Absolutely, I just watched a great documentary on the Rolling Stones called “Crossfire Hurricane” which shows them all throughout the 60s and 70s, and they wear denim throughout the whole thing. You can see all the different points in denim. You can see Keith Richards rocking on stage playing Jumpin Jack Flash and he’s wearing jeans. Jeans are the only iconic article of clothing that can stand seven decades, and we’re responsible for kind of a musical attribute influence to denim, whether it be the Ramones, or Eagles, or the Stones, Led Zeppelin, or Nirvana. You name it, every band kind of has attachments or has had a connection to wearing blue jeans, which I think is the clothing of the people.
Building denim and building guitars are kind of, believe it or not, the same thing. I have a lot of guitars and, believe it or not, every single one sounds different from the other. [That's] because each guitar is based from a certain piece of wood and factory, whether it was hot or humid or dry or just the residence of the piece of wood. The pick-ups and hardware, all the components, and the way its been aged all give [each guitar] its own unique sound.
Jason Trotzuk's guitar collection: each one unique, just like each pair of Fidelity jeans
Denim is kind of the same way. Sure I’ll mass-produce one denim and make like 500 pieces, but each one is unique. No two pairs of jeans will ever fit the same. Even when you go into a store and you try three pairs on that are the same size, they will all fit differently. Sometimes, when you have that favourite pair of jeans that you just love, it's kind of one of those moments of rarity where everything worked at the factory that day, and that pair of jeans happens to be for you.
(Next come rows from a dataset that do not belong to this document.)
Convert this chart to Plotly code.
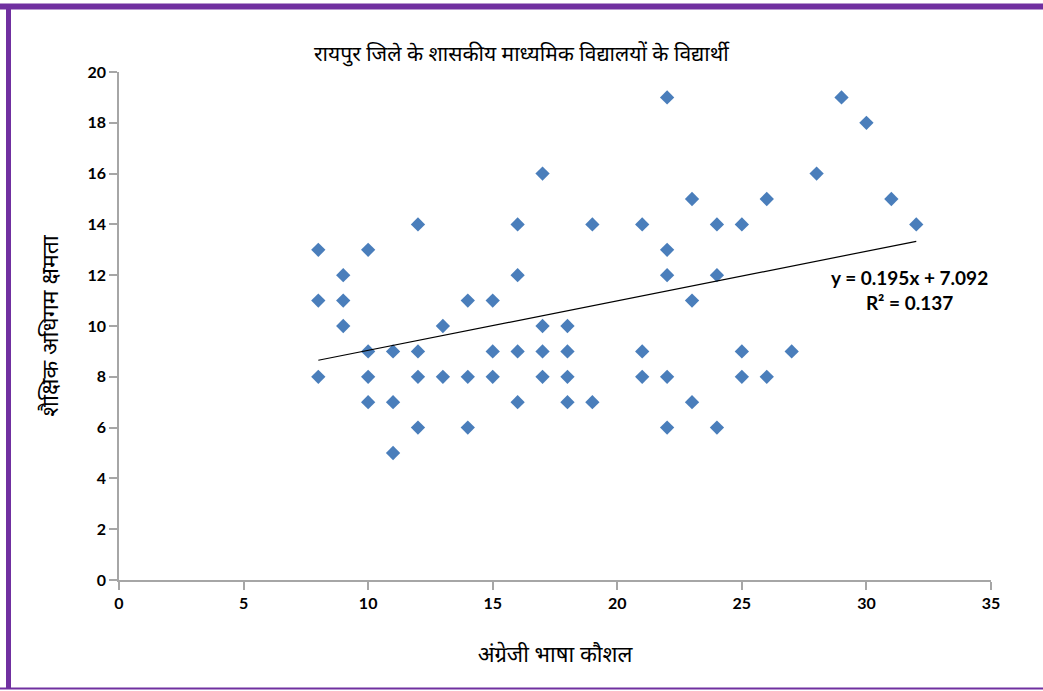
import plotly.graph_objects as go

# Data
english_skill = [8, 8, 8,
                 9, 9, 9,
                 10, 10, 10, 10,
                 11, 11, 11,
                 12, 12, 12, 12,
                 13, 13,
                 14, 14, 14,
                 15, 15, 15,
                 16, 16, 16, 16,
                 17, 17, 17, 17,
                 18, 18, 18, 18,
                 19, 19,
                 21, 21, 21,
                 22, 22, 22, 22, 22,
                 23, 23, 23,
                 24, 24, 24,
                 25, 25, 25,
                 26, 26,
                 27, 28, 29, 30, 31, 32]
learning_ability = [13, 11, 8,
                    12, 11, 10,
                    13, 9, 8, 7,
                    9, 7, 5,
                    14, 9, 8, 6,
                    10, 8,
                    11, 8, 6,
                    11, 9, 8,
                    14, 12, 9, 7,
                    16, 10, 9, 8,
                    10, 9, 8, 7,
                    14, 7,
                    14, 9, 8,
                    19, 13, 12, 8, 6,
                    15, 11, 7,
                    14, 12, 6,
                    14, 9, 8,
                    15, 8,
                    9, 16, 19, 18, 15, 14]

trend_slope = 0.195
trend_intercept = 7.092
r_squared = 0.137

x_ticks = [0, 5, 10, 15, 20, 25, 30, 35]
y_ticks = [0, 2, 4, 6, 8, 10, 12, 14, 16, 18, 20]

title_text = "रायपुर जिले के शासकीय माध्यमिक विद्यालयों के विद्यार्थी"
x_title = "अंग्रेजी भाषा कौशल"
y_title = "शैक्षिक अधिगम क्षमता"

trend_x = [min(english_skill), max(english_skill)]
trend_y = [trend_slope * v + trend_intercept for v in trend_x]

deva_font = "Noto Sans, DejaVu Sans, sans-serif"
tick_font = dict(family="Lato, Open Sans, sans-serif", size=16, color="#000000")

fig = go.Figure()
fig.add_trace(go.Scatter(
    x=english_skill, y=learning_ability, mode="markers",
    marker=dict(symbol="diamond", size=11, color="#4a7ebb"),
    showlegend=False, hoverinfo="x+y"))
fig.add_trace(go.Scatter(
    x=trend_x, y=trend_y, mode="lines",
    line=dict(color="#000000", width=1.2),
    showlegend=False, hoverinfo="skip"))

PW, PH = 872, 508  # plot area size in px
fig.update_layout(
    width=1043, height=691,
    margin=dict(l=119, r=52, t=72, b=111),
    paper_bgcolor="#ffffff", plot_bgcolor="#ffffff",
    xaxis=dict(range=[0, 35], tickvals=x_ticks, showgrid=False, zeroline=False,
               showline=True, linecolor="#a6a6a6", linewidth=1.5,
               ticks="outside", ticklen=8, tickcolor="#a6a6a6", tickwidth=1.5,
               tickfont=dict(tick_font, weight="bold"),
               title=dict(text=x_title, font=dict(family=deva_font, size=22, color="#000000"),
                          standoff=36)),
    yaxis=dict(range=[0, 20], tickvals=y_ticks, showgrid=False, zeroline=False,
               showline=True, linecolor="#a6a6a6", linewidth=1.5,
               ticks="outside", ticklen=8, tickcolor="#a6a6a6", tickwidth=1.5,
               tickfont=dict(tick_font, weight="bold"),
               title=dict(text=y_title, font=dict(family=deva_font, size=23, color="#000000"),
                          standoff=22)),
    annotations=[
        dict(text=title_text, xref="paper", yref="paper", x=(522 - 119) / PW, y=(580 - 53) / PH,
             xanchor="center", yanchor="middle", showarrow=False,
             font=dict(family=deva_font, size=21, color="#000000")),
        dict(text=f"y = {trend_slope}x + {trend_intercept}<br>R² = {r_squared}",
             xref="paper", yref="paper", x=(909 - 119) / PW, y=(580 - 290) / PH,
             xanchor="center", yanchor="middle", showarrow=False, align="center",
             font=dict(family="Lato, Open Sans, sans-serif", size=19, color="#000000", weight="bold")),
    ],
    shapes=[
        dict(type="line", xref="paper", yref="paper", x0=-119 / PW, x1=(1043 - 119) / PW,
             y0=(580 - 6.5) / PH, y1=(580 - 6.5) / PH, line=dict(color="#7030a0", width=6)),
        dict(type="line", xref="paper", yref="paper", x0=(8.5 - 119) / PW, x1=(8.5 - 119) / PW,
             y0=(580 - 4) / PH, y1=(580 - 689) / PH, line=dict(color="#7030a0", width=5)),
        dict(type="line", xref="paper", yref="paper", x0=-119 / PW, x1=(1043 - 119) / PW,
             y0=(580 - 688.5) / PH, y1=(580 - 688.5) / PH, line=dict(color="#7030a0", width=2)),
    ],
)

fig.write_html("out.html",
               config={"displayModeBar": False},
               post_script="document.body.style.margin='0px';document.body.style.overflow='hidden';")
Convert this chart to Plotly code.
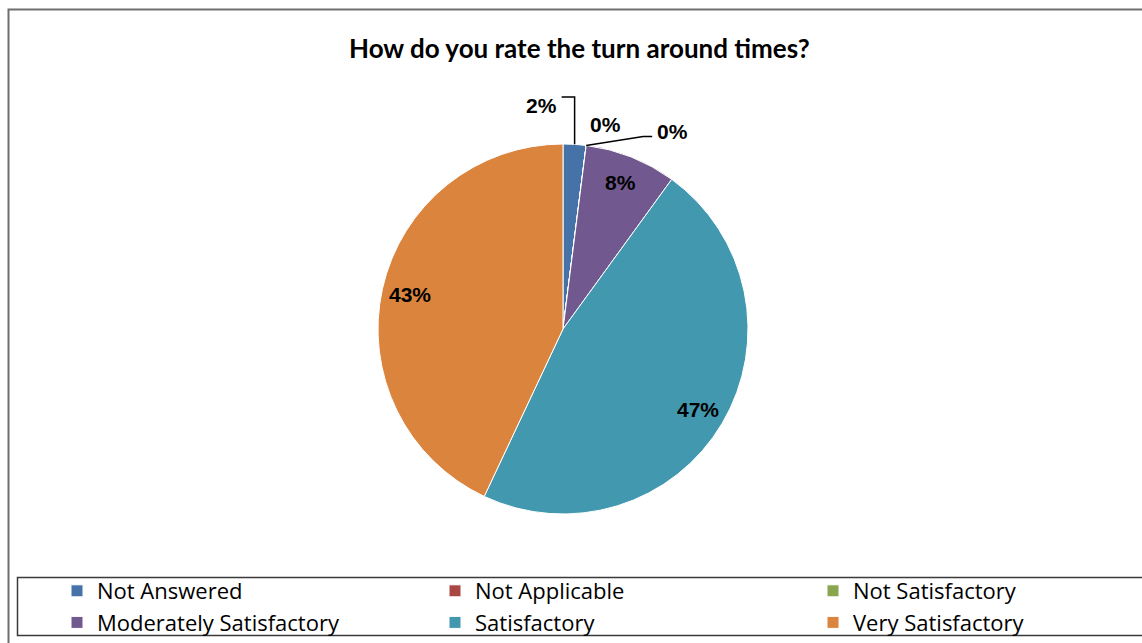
import math
import plotly.graph_objects as go

# Survey responses (percent of respondents)
categories = ["Not Answered", "Not Applicable", "Not Satisfactory",
              "Moderately Satisfactory", "Satisfactory", "Very Satisfactory"]
percentages = [2, 0, 0, 8, 47, 43]
colors = ["#4572A7", "#AA4643", "#89A54E", "#71588F", "#4198AF", "#DB843D"]

W, H = 1142, 643
CX, CY, R = 563, 329, 185  # pie centre and radius in pixels

fig = go.Figure()
fig.add_trace(go.Pie(
    labels=categories,
    values=percentages,
    marker=dict(colors=colors, line=dict(color="white", width=1)),
    sort=False,
    direction="clockwise",
    rotation=0,
    textinfo="none",
    hoverinfo="label+percent",
    domain=dict(x=[(CX - R) / W, (CX + R) / W],
                y=[1 - (CY + R) / H, 1 - (CY - R) / H]),
))


def px_to_paper(x, y):
    return x / W, 1 - y / H


def point_at(frac, radius):
    ang = 2 * math.pi * frac
    return CX + radius * math.sin(ang), CY - radius * math.cos(ang)


def path_from(points):
    coords = [px_to_paper(x, y) for x, y in points]
    return "M " + " L ".join(f"{x},{y}" for x, y in coords)


total = sum(percentages)
cum = 0
mids, ends = [], []
for v in percentages:
    mids.append((cum + v / 2) / total)
    cum += v
    ends.append(cum / total)

label_font = dict(family="Liberation Sans, Arial", size=21, color="black")
annotations = []
shapes = []

# Labels inside the larger slices
for i, v in enumerate(percentages):
    if v >= 5:
        x, y = point_at(mids[i], 0.85 * R)
        px, py = px_to_paper(x, y)
        annotations.append(dict(x=px, y=py, xref="paper", yref="paper",
                                text=f"<b>{v}%</b>", showarrow=False,
                                font=label_font, xanchor="center", yanchor="middle"))

# Outside label for "Not Answered" with an elbow leader line
ex, ey = point_at(mids[0], R)
elbow_y = 97
shapes.append(dict(type="path", path=path_from([(ex, ey), (ex, elbow_y), (ex - 13, elbow_y)]),
                   xref="paper", yref="paper", line=dict(color="black", width=1.5)))
lx, ly = px_to_paper(ex - 16, elbow_y + 8)
annotations.append(dict(x=lx, y=ly, xref="paper", yref="paper",
                        text=f"<b>{percentages[0]}%</b>", showarrow=False,
                        font=label_font, xanchor="right", yanchor="middle"))

# "Not Applicable" label (zero slice) just above the rim
zx, zy = point_at(ends[1], R)
lx, ly = px_to_paper(zx + 19, zy - 21)
annotations.append(dict(x=lx, y=ly, xref="paper", yref="paper",
                        text=f"<b>{percentages[1]}%</b>", showarrow=False,
                        font=label_font, xanchor="center", yanchor="middle"))

# "Not Satisfactory" label (zero slice) with a leader line
sx, sy = point_at(ends[2], R)
shapes.append(dict(type="path", path=path_from([(sx, sy), (sx + 57, sy - 9), (sx + 66, sy - 9)]),
                   xref="paper", yref="paper", line=dict(color="black", width=1.5)))
lx, ly = px_to_paper(sx + 69, sy - 14)
annotations.append(dict(x=lx, y=ly, xref="paper", yref="paper",
                        text=f"<b>{percentages[2]}%</b>", showarrow=False,
                        font=label_font, xanchor="left", yanchor="middle"))

# Chart title
tx, ty = px_to_paper(579, 48)
annotations.append(dict(x=tx, y=ty, xref="paper", yref="paper",
                        text="<b>How do you rate the turn around times?</b>",
                        showarrow=False, xanchor="center", yanchor="middle",
                        font=dict(family="Lato, Carlito, Calibri, sans-serif", size=26, color="black")))

# Outer chart frame
shapes.append(dict(type="rect", xref="paper", yref="paper",
                   x0=8.5 / W, x1=1.02, y0=-0.02, y1=1 - 9.5 / H,
                   line=dict(color="#6e6e6e", width=2), layer="below"))

# Legend frame
shapes.append(dict(type="rect", xref="paper", yref="paper",
                   x0=17.5 / W, x1=1.02, y0=1 - 635.5 / H, y1=1 - 577.5 / H,
                   line=dict(color="#3a3a3a", width=1.5), fillcolor="white", layer="below"))

fig.update_layout(
    width=W, height=H,
    margin=dict(l=0, r=0, t=0, b=0, autoexpand=False),
    paper_bgcolor="white",
    plot_bgcolor="white",
    showlegend=True,
    legend=dict(
        orientation="h",
        x=18 / W, xanchor="left",
        y=1 - 570 / H, yanchor="top",
        entrywidth=294, entrywidthmode="pixels",
        indentation=39,
        traceorder="normal",
        font=dict(family="Open Sans, sans-serif", size=22, color="black"),
        bgcolor="rgba(0,0,0,0)",
        borderwidth=0,
    ),
    annotations=annotations,
    shapes=shapes,
)

fig.write_html("out.html")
And, now you’re attached to them.
How important is it to follow trends?
I think that trends are very important. Fidelity has a motto: “Always consistent, but always fresh”. You need to be consistent, so that your customer will depend on you to be a brand that they can go to, and be able to get a great fitting pair of jeans every time. And, you know it's going to hold up. But that is not to be mistaken for always fresh. Always fresh means that once you have a pair of Fidelity denim that you love, you should be able to go back and buy the same pair, but you should also be able find something new and fresh. You have to be careful with what the trend is. They always say trend is your friend, but trend can be the enemy if you get too far into it. You can get yourself too immersed into a trend that is not timeless. You always have to look at a trend and figure out its longevity. That’s why when I look at the “skinny” I think of it as a timeless piece. It was worn in the 60s, in the 70s, and in the 80s. It’s a timeless piece that comes back again and again. That’s why I think the current shift towards the “skinny” is going to be a long one because it’s a timeless trend.
Editor's note: Jason has recently moved to LA with his family and set up an LA office to be closer to his denim manufacturing facilities.